QUOTE F1 takes you into the BIOS. UNQUOTE
above from here
===========
you should also change the cmos battery as it is probably dead if pc has been off for a long time.
I recieve a message saying "Cannot open volume for direct access."
Funny that I get exactly the same message if I disconnect my hard drive, boot to Hiren's and then run chkdsk on C:
Repeating:
Can BIOS even "see" the hard drive? This should be the first troubleshooting step.
Thank you so much for the quick response! I used all of your steps and got as far as the last. When I enter in chkdsk c: /r , I recieve a message saying "Cannot open volume for direct access." And as you expected, the Error-Checking didn't work as it displayed the message "Windows was unable to complete the disk check." Also, the drive "C" isn't present, but "B" or "RamDrive" is. Is that what I should call the command instead? As in: chkdsk b: /r? I await your response.
"The hard drive may have failed"
Can BIOS even "see" the hard drive? This should be the first troubleshooting step.
If not then it could be drive failure or it could just be a bad data or power cable connection, or maybe a bad jumper setting if its an old IDE/ATA drive. Whatever, if the drive is not visible to BIOS you can try as much as you want with Hiren's or any other bootable media and you will get nowhere.

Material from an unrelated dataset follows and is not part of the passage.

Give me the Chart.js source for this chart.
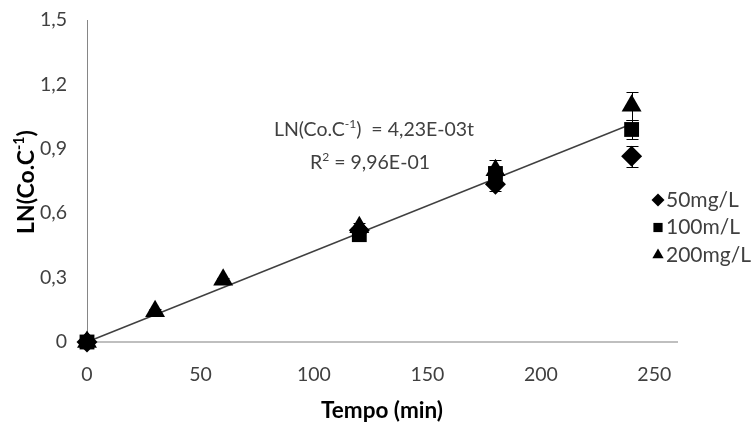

I tried it as soon as you recommended that, thank you for the reply! Sadly, however, that didn't change the usual sequences from happening on start-up. Is there something I should change after it boots from the Hard Drive? Because it lists spots for what should boot next, then afterwards. But, when I checked first it was: CD-ROM to Hard Drive to Hard Drive, then I replaced the first one to Hard Drive like you suggested to no avail. I look forward to your response.